August 27, 2020
Ki Teitze – Be Mindful of What Emerges from You
Ki Teitze teaches:“Motza sefatecha tishmor” — “Safeguard what crosses your lips,” your speech.
Speech is the most wondrous act of God’s Creation, making it possible for human beings to sing God’s praises, articulating the gratitude of all the other creatures. It’s also what the Gerer Rebbe calls “the most inward of our limbs,” vulnerable to revealing our private selves, even that which is cruel and destructive. That’s why we have this mitzvah — to guard our speech — motza sefatecha tishmor.
Last week’s parsha opened with instruction to set up judges and guards at Israel’s gates. This, too, the Rebbe understood as pertaining to guarding the gates of the selves. Our mouths are portals through which what’s inside us emerges and affects the world.
Writing a century earlier, Reb Levi Yitzchak of Berdichev taught that guarding our words, so that we are loving, affects the way God will judge us on Yom Kippur.
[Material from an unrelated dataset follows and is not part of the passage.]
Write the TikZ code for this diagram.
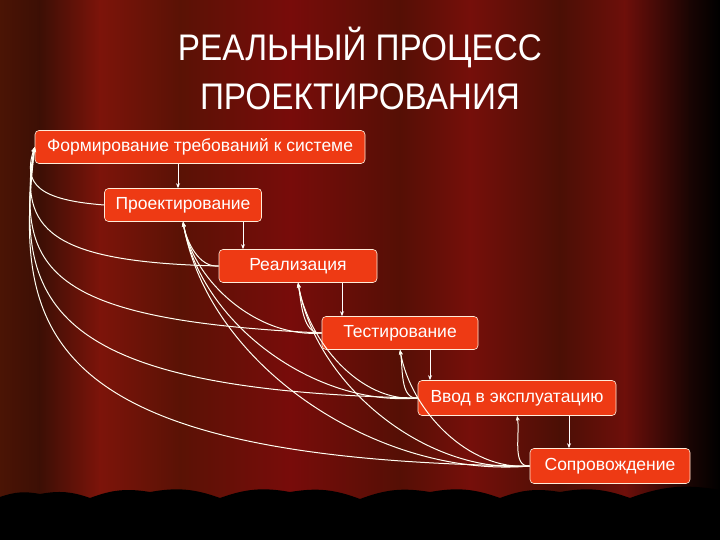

It’s not that if we’re good we’ll live, but rather, that we have agency to open the flow of God’s compassion by modeling compassion. We can warm God’s heart with the warm-hearted way in which we speak to others, reflecting acceptance, and with the generosity of spirit that emerges when we forgive and speak forgiveness. We walk in God’s ways, but God walks in ours as well.
And we might imagine that it is not just our speech that needs guarding, but all the avenues by which we touch and create our world. Food for thought during the month of Elul.
My blessing is that we use our mouths to offer praise and tender forgiveness. My blessing is that our kindly speech and actions influence the heavens, opening a flow of divine mercy.